» What the task asks
Below are some records; give them all again exactly, but not the pictures.

++++ Given records

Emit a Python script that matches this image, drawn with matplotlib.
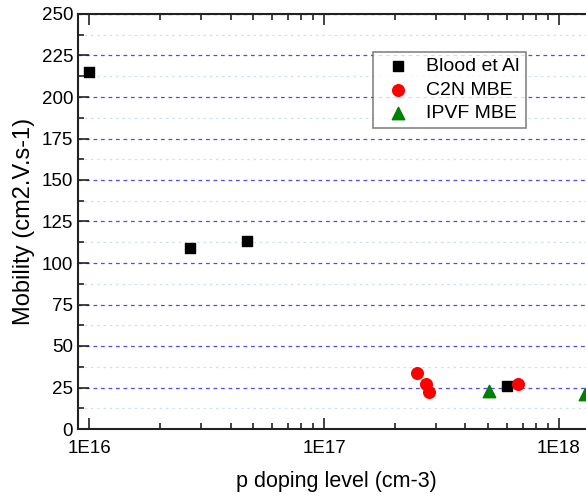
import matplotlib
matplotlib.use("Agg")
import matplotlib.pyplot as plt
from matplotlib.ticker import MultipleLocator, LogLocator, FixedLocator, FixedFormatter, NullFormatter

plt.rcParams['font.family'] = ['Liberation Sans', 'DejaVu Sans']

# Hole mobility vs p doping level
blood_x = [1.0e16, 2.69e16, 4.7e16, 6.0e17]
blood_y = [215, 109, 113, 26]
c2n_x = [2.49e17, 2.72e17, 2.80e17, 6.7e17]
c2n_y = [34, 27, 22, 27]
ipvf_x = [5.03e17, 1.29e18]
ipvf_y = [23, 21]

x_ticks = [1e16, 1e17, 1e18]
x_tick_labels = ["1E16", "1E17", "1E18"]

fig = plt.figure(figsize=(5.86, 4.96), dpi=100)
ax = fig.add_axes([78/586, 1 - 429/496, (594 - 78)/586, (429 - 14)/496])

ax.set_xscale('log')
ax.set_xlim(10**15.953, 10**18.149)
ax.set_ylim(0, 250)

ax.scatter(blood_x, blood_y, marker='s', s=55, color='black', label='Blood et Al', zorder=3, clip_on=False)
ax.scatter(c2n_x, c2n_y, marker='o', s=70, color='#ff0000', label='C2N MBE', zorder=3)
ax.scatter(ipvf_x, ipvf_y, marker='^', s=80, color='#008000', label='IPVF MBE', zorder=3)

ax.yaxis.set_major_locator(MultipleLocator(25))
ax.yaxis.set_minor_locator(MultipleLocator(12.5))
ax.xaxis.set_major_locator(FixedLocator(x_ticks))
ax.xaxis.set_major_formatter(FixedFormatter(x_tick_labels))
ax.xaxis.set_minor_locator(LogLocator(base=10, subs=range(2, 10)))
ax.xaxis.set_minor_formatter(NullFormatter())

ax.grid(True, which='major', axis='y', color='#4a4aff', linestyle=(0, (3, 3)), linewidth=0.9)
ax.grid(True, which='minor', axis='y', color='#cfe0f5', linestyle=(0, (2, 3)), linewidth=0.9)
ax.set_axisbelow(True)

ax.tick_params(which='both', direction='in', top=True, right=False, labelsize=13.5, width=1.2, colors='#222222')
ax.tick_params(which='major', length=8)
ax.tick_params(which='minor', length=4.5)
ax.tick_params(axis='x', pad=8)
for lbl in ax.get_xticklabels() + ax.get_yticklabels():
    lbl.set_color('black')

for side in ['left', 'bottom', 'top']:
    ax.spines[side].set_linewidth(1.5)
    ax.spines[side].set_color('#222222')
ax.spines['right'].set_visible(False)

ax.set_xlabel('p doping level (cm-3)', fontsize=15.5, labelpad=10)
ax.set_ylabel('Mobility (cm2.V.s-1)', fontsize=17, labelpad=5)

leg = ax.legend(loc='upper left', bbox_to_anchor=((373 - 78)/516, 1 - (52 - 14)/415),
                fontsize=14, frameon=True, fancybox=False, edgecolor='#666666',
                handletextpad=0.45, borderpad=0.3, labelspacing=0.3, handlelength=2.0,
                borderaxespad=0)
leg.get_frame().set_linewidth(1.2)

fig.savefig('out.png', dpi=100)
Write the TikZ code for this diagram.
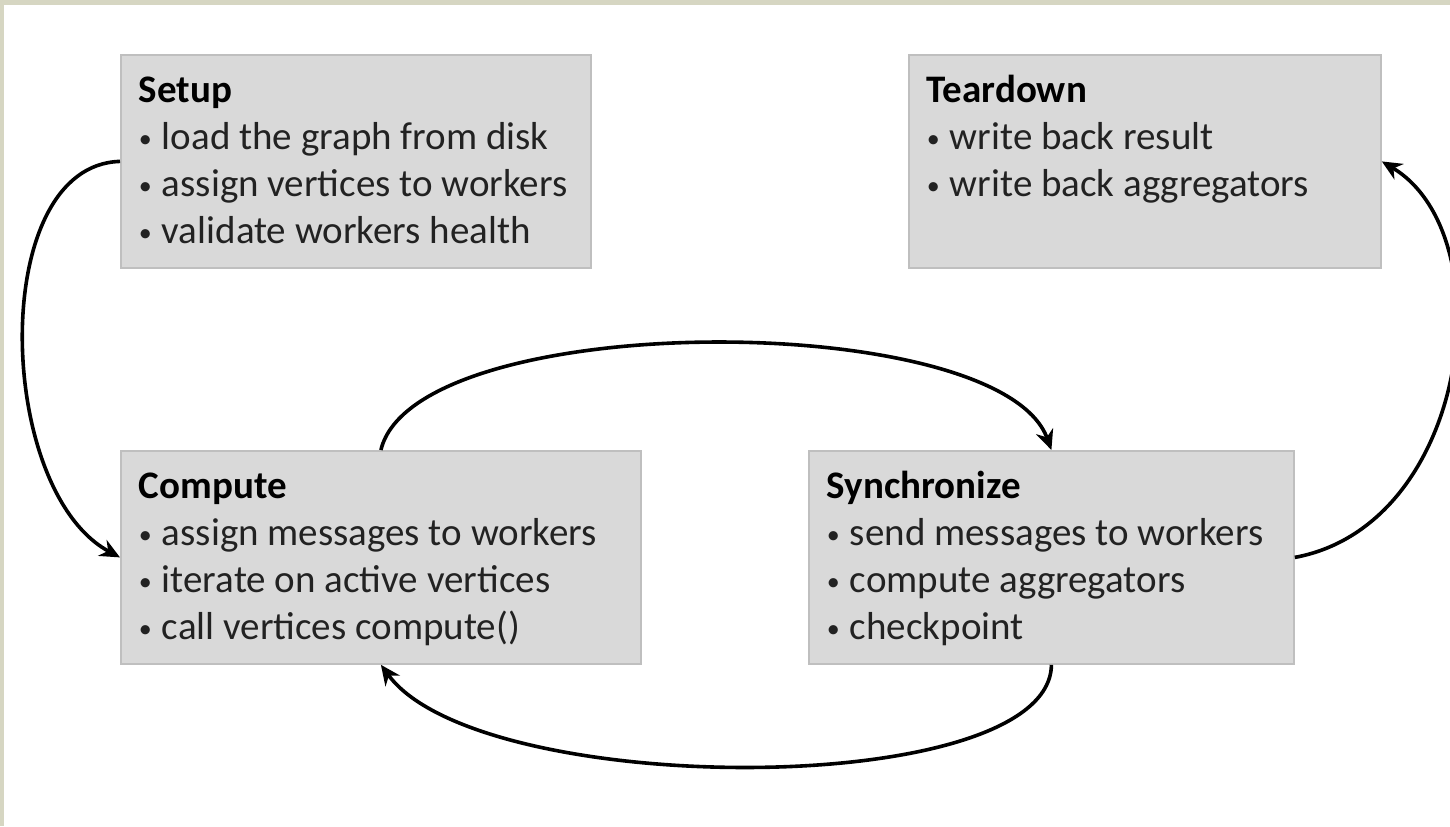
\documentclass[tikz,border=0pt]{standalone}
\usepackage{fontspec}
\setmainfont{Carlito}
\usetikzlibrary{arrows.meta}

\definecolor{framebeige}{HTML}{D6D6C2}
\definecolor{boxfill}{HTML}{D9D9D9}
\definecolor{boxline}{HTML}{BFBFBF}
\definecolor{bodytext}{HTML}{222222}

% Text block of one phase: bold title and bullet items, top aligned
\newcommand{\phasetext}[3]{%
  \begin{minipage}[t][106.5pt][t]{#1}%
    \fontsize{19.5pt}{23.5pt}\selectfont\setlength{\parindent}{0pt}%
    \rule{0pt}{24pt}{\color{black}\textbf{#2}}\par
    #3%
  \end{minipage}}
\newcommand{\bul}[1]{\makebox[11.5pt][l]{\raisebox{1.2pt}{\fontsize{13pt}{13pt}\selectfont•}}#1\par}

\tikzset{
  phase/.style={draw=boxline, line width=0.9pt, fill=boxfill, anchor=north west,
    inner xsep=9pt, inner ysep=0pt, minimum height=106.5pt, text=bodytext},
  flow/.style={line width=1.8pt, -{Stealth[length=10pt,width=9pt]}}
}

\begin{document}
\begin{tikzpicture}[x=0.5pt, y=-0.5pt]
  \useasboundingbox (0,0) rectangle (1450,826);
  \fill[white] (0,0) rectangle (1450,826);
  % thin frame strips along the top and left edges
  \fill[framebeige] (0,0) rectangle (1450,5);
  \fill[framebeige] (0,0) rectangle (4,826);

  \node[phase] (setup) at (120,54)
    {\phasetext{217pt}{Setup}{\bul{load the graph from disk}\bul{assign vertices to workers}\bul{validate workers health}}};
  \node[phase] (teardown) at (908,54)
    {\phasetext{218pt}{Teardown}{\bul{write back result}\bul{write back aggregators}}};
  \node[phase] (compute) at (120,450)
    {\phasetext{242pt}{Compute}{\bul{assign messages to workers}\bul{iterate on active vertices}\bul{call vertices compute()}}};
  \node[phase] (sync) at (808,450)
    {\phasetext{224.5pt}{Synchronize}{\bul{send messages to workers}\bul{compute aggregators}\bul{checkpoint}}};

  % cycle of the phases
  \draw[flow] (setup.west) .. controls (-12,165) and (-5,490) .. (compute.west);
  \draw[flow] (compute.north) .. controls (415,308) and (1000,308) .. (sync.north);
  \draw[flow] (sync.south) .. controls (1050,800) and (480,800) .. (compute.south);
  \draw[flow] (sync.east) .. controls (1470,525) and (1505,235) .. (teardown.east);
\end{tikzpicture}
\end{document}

++++++++

» Expected answer
Emit a Python script that matches this image, drawn with matplotlib.
import matplotlib
matplotlib.use("Agg")
import matplotlib.pyplot as plt
from matplotlib.ticker import MultipleLocator, LogLocator, FixedLocator, FixedFormatter, NullFormatter

plt.rcParams['font.family'] = ['Liberation Sans', 'DejaVu Sans']

# Hole mobility vs p doping level
blood_x = [1.0e16, 2.69e16, 4.7e16, 6.0e17]
blood_y = [215, 109, 113, 26]
c2n_x = [2.49e17, 2.72e17, 2.80e17, 6.7e17]
c2n_y = [34, 27, 22, 27]
ipvf_x = [5.03e17, 1.29e18]
ipvf_y = [23, 21]

x_ticks = [1e16, 1e17, 1e18]
x_tick_labels = ["1E16", "1E17", "1E18"]

fig = plt.figure(figsize=(5.86, 4.96), dpi=100)
ax = fig.add_axes([78/586, 1 - 429/496, (594 - 78)/586, (429 - 14)/496])

ax.set_xscale('log')
ax.set_xlim(10**15.953, 10**18.149)
ax.set_ylim(0, 250)

ax.scatter(blood_x, blood_y, marker='s', s=55, color='black', label='Blood et Al', zorder=3, clip_on=False)
ax.scatter(c2n_x, c2n_y, marker='o', s=70, color='#ff0000', label='C2N MBE', zorder=3)
ax.scatter(ipvf_x, ipvf_y, marker='^', s=80, color='#008000', label='IPVF MBE', zorder=3)

ax.yaxis.set_major_locator(MultipleLocator(25))
ax.yaxis.set_minor_locator(MultipleLocator(12.5))
ax.xaxis.set_major_locator(FixedLocator(x_ticks))
ax.xaxis.set_major_formatter(FixedFormatter(x_tick_labels))
ax.xaxis.set_minor_locator(LogLocator(base=10, subs=range(2, 10)))
ax.xaxis.set_minor_formatter(NullFormatter())

ax.grid(True, which='major', axis='y', color='#4a4aff', linestyle=(0, (3, 3)), linewidth=0.9)
ax.grid(True, which='minor', axis='y', color='#cfe0f5', linestyle=(0, (2, 3)), linewidth=0.9)
ax.set_axisbelow(True)

ax.tick_params(which='both', direction='in', top=True, right=False, labelsize=13.5, width=1.2, colors='#222222')
ax.tick_params(which='major', length=8)
ax.tick_params(which='minor', length=4.5)
ax.tick_params(axis='x', pad=8)
for lbl in ax.get_xticklabels() + ax.get_yticklabels():
    lbl.set_color('black')

for side in ['left', 'bottom', 'top']:
    ax.spines[side].set_linewidth(1.5)
    ax.spines[side].set_color('#222222')
ax.spines['right'].set_visible(False)

ax.set_xlabel('p doping level (cm-3)', fontsize=15.5, labelpad=10)
ax.set_ylabel('Mobility (cm2.V.s-1)', fontsize=17, labelpad=5)

leg = ax.legend(loc='upper left', bbox_to_anchor=((373 - 78)/516, 1 - (52 - 14)/415),
                fontsize=14, frameon=True, fancybox=False, edgecolor='#666666',
                handletextpad=0.45, borderpad=0.3, labelspacing=0.3, handlelength=2.0,
                borderaxespad=0)
leg.get_frame().set_linewidth(1.2)

fig.savefig('out.png', dpi=100)
Write the TikZ code for this diagram.
\documentclass[tikz,border=0pt]{standalone}
\usepackage{fontspec}
\setmainfont{Carlito}
\usetikzlibrary{arrows.meta}

\definecolor{framebeige}{HTML}{D6D6C2}
\definecolor{boxfill}{HTML}{D9D9D9}
\definecolor{boxline}{HTML}{BFBFBF}
\definecolor{bodytext}{HTML}{222222}

% Text block of one phase: bold title and bullet items, top aligned
\newcommand{\phasetext}[3]{%
  \begin{minipage}[t][106.5pt][t]{#1}%
    \fontsize{19.5pt}{23.5pt}\selectfont\setlength{\parindent}{0pt}%
    \rule{0pt}{24pt}{\color{black}\textbf{#2}}\par
    #3%
  \end{minipage}}
\newcommand{\bul}[1]{\makebox[11.5pt][l]{\raisebox{1.2pt}{\fontsize{13pt}{13pt}\selectfont•}}#1\par}

\tikzset{
  phase/.style={draw=boxline, line width=0.9pt, fill=boxfill, anchor=north west,
    inner xsep=9pt, inner ysep=0pt, minimum height=106.5pt, text=bodytext},
  flow/.style={line width=1.8pt, -{Stealth[length=10pt,width=9pt]}}
}

\begin{document}
\begin{tikzpicture}[x=0.5pt, y=-0.5pt]
  \useasboundingbox (0,0) rectangle (1450,826);
  \fill[white] (0,0) rectangle (1450,826);
  % thin frame strips along the top and left edges
  \fill[framebeige] (0,0) rectangle (1450,5);
  \fill[framebeige] (0,0) rectangle (4,826);

  \node[phase] (setup) at (120,54)
    {\phasetext{217pt}{Setup}{\bul{load the graph from disk}\bul{assign vertices to workers}\bul{validate workers health}}};
  \node[phase] (teardown) at (908,54)
    {\phasetext{218pt}{Teardown}{\bul{write back result}\bul{write back aggregators}}};
  \node[phase] (compute) at (120,450)
    {\phasetext{242pt}{Compute}{\bul{assign messages to workers}\bul{iterate on active vertices}\bul{call vertices compute()}}};
  \node[phase] (sync) at (808,450)
    {\phasetext{224.5pt}{Synchronize}{\bul{send messages to workers}\bul{compute aggregators}\bul{checkpoint}}};

  % cycle of the phases
  \draw[flow] (setup.west) .. controls (-12,165) and (-5,490) .. (compute.west);
  \draw[flow] (compute.north) .. controls (415,308) and (1000,308) .. (sync.north);
  \draw[flow] (sync.south) .. controls (1050,800) and (480,800) .. (compute.south);
  \draw[flow] (sync.east) .. controls (1470,525) and (1505,235) .. (teardown.east);
\end{tikzpicture}
\end{document}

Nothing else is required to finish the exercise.